Challenge
Gather every line below where "this" appears.
+ + + +
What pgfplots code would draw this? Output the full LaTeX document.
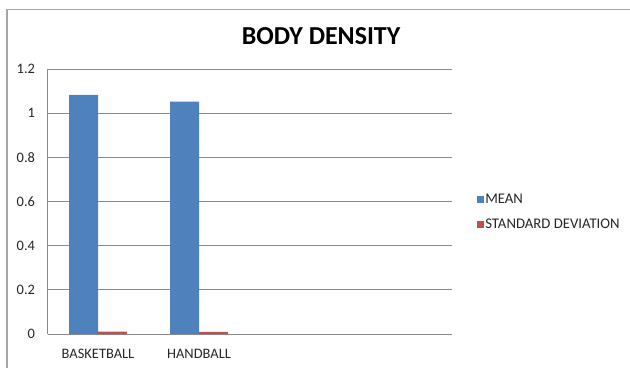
\documentclass[border=0pt]{standalone}
\usepackage{pgfplots}
\pgfplotsset{compat=1.18}
\usepackage{fontspec}
\setmainfont{Carlito}
\definecolor{exblue}{HTML}{4F81BD}
\definecolor{exred}{HTML}{C0504D}
\definecolor{gridgray}{HTML}{8A8A8A}
\definecolor{framegray}{HTML}{A6A6A6}
\begin{document}
\begin{tikzpicture}[x=1bp,y=1bp]
\useasboundingbox (0,0) rectangle (630,367);
\draw[framegray, line width=1.2bp] (7,-20) -- (7,357.5) -- (660,357.5);
\node[font=\fontsize{26}{29}\selectfont\bfseries] at (321,331) {BODY DENSITY};
\begin{axis}[
  at={(47.5bp,33bp)}, anchor=south west,
  scale only axis, width=404bp, height=265bp,
  ybar=0pt, bar width=29bp,
  xmin=-0.5, xmax=3.5, ymin=0, ymax=1.2,
  xtick={0,1}, xticklabels={BASKETBALL,HANDBALL},
  ytick={0,0.2,0.4,0.6,0.8,1,1.2},
  major tick length=0pt,
  ymajorgrids, grid style={gridgray, line width=0.9bp},
  axis x line*=bottom, axis y line*=left,
  axis line style={gridgray, line width=0.9bp},
  /pgf/number format/assume math mode=true,
  tick label style={font=\fontsize{14.5}{16}\selectfont, text=black!85},
  yticklabel style={xshift=-9bp},
  xticklabel style={yshift=-12bp},
  legend style={at={(1.062,0.46)}, anchor=west, draw=none, fill=none,
    font=\fontsize{14.8}{16}\selectfont, text=black!85,
    row sep=11bp, inner sep=0pt,
    nodes={inner sep=1.5bp}},
  legend cell align=left,
  legend image code/.code={\fill[#1] (0bp,-3.5bp) rectangle (7bp,3.5bp);},
]
\addplot[fill=exblue, draw=none] coordinates {(0,1.083) (1,1.052)};
\addplot[fill=exred, draw=none] coordinates {(0,0.011) (1,0.010)};
\legend{MEAN, STANDARD DEVIATION}
\end{axis}
\end{tikzpicture}
\end{document}
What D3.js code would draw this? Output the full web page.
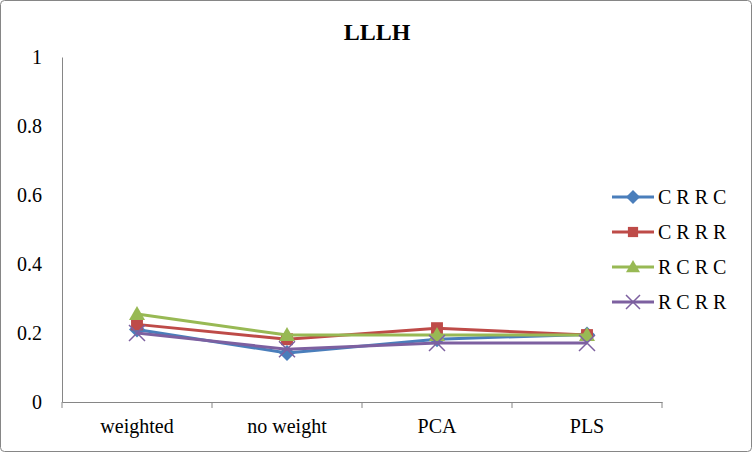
+ + + +
Completed exercise
What pgfplots code would draw this? Output the full LaTeX document.
What D3.js code would draw this? Output the full web page.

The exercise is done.